Sandy and I had not yet been interviewed or met anyone from the school. All we knew was that the Hunter College employment office said there were two openings in PS 39 and we should wear white gloves for the interview. !!! It sure turned out that we were right to skip the white gloves. I was so scared and overwhelmed, I didn’t collapse in laughter until much much later. White gloves?

Maybe rubber gloves … We walked into the main office and our interview consisted of: “We have a third grade class and a fourth grade class.” The assistant principal then held out two sets of keys and pointed out the room numbers on the key rings.

We were on our own.

Up the down staircase

We walked down the hall, up two flights of stairs, gingerly skirting the puddles. We located our rooms and as I walked into mine, another teacher slid out the door without a word.

When I opened the class roll book I saw that my class had defeated four teachers already that year.
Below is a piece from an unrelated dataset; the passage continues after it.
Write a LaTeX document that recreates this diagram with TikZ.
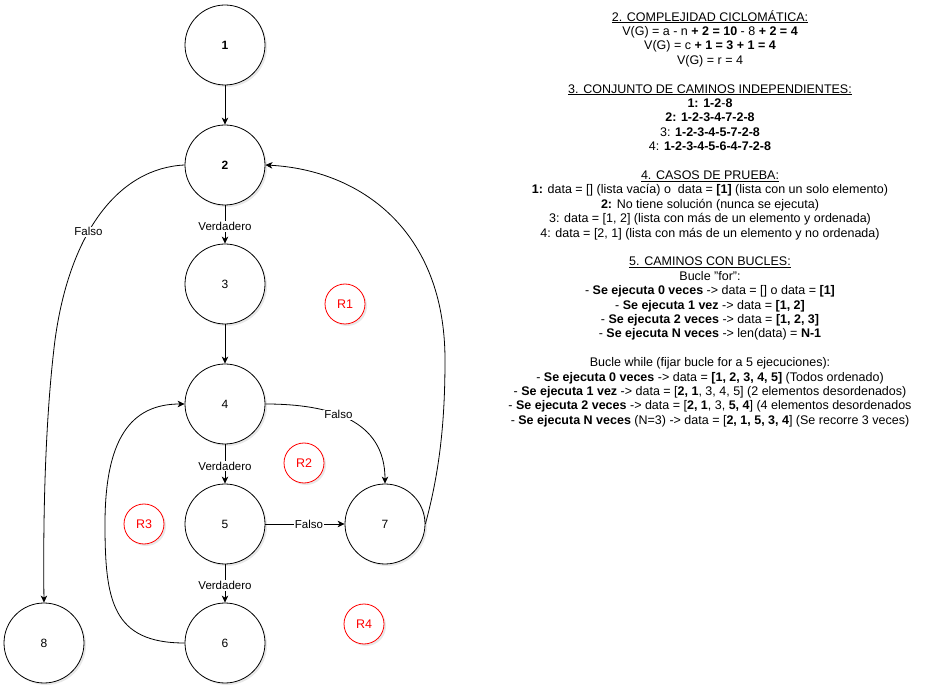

I was try number five. Sandy drew a third grade class and lasted for about six weeks. I managed to hold out a bit longer until the last day before the Easter vacation.

Then in utter defeat and despair, I returned my keys, announced that I was quitting, went home and climbed into bed.

With my one life

The following September, I tried again. Another P.S. Another group of 30 some odd kids needing a whole lot. Many Septembers followed and I learned some things. I hope the kids learned something too. By the way, Sandy turned to writing romance novels and still earns a terrific income.

For too many years I watched the clock and the calendar go by as I held out for weekend breaks, for holiday breaks and ultimately for the time when I would feel free to claim more of the time and space around me.

I needed to find out who I was, how I felt and how else I could live.
That was the big one. How else could I live?

Mary Oliver in “The Summer Day” clearly knew the feeling …

…Tell me, what else should I have done?
Doesn’t everything die at last, and too soon?
Tell me, what is it you plan to do
with your one wild and precious life?

Two: New Possibilities

That is what I am working on these days. Possibilities. I have been spending my time and focus with a wonderful group of people all looking for the same thing – a way to live that will create and nourish community as well as autonomy. Cohousing.

Cohousing, the most common form of housing in Denmark, exists in many countries and in many states here in the U.S. But none in CT yet … my state. Greenhaven Cohousing, the group Nikki and I have joined, will be building the first project in CT.

This will be an intentional community, probably 30 or so individual homes, smaller than the American average plus one house that will be larger than average, a “common house” for shared activities, with an industrial type kitchen and large dining space, spaces for yoga / meditation, workshop, library, music, and guests. There will also be jointly held outdoor space to walk, sit, play, and grow food.

A new way of life

The homes will be built to high aesthetic and environmental standards, architect designed to make the best use of space and natural light and reduce the use of fossil fuels: conserving lighting, and heating and cooling energy. The community will be pedestrian-focused, with cars parked at the outer edges.

We plan to share skills, tools and projects, and grow much of our own food.

More real life is real yoga.

Staying present with the process of nurturing the growth of the project, reaching for our edges and then a bit further, and maybe most of all, believing in possibility.